As presidential power has grown, congressional power has been eroded through a combination of legislative-branch passivity and executive-branch power grabs. Lawmakers stood by, never voting to declare war or demanding an end to hostilities, as armed conflicts like the Korean and Vietnam wars raged for years.

The current president is not the first to confuse himself with a monarch, but he has taken contempt for our lawful powers to unprecedented levels. When a president makes a blanket announcement that he won’t honor subpoenas or document requests from Congress, he isn’t only defying the separation of powers but also declaring that he’ll operate without any legislative or popular check at all.

But legislators aren’t consigned to watch the president trample our constitutional structure. This past week, the House Judiciary Committee (on which I sit) voted to hold Attorney General William Barr in contempt for ignoring our subpoena. The Republican-controlled Senate Intelligence Committee said it will compel Donald Trump Jr. to testify. Members of both parties have voted to claw back our war powers by trying to block the national security “emergency” at the border and the administration’s support for Saudi Arabia’s war in Yemen.

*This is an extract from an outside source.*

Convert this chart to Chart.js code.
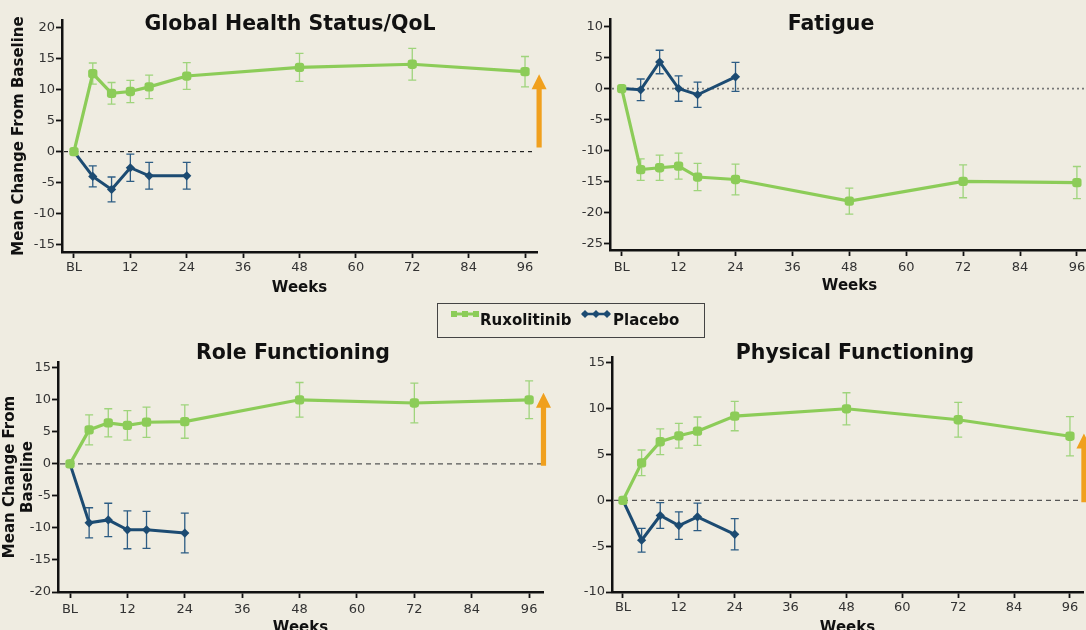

It’s tempting to think of the president as the main actor in the story of America, because he (or she) is a cast of one. But as the great Rep. Thaddeus Stevens reminded Americans during Reconstruction, “The sovereign power of the nation rests in Congress,” and its members stand around the president “as watchmen to enforce his obedience to the law and the Constitution.”

The three branches have different functions and different powers, and we operate in a dynamic relationship with one another. But the forward motion and energy must be provided by Congress, and Congress must protect our national values. For government to work as the Constitution’s framers intended, lawmakers must assert our proper role. And that means we must lead.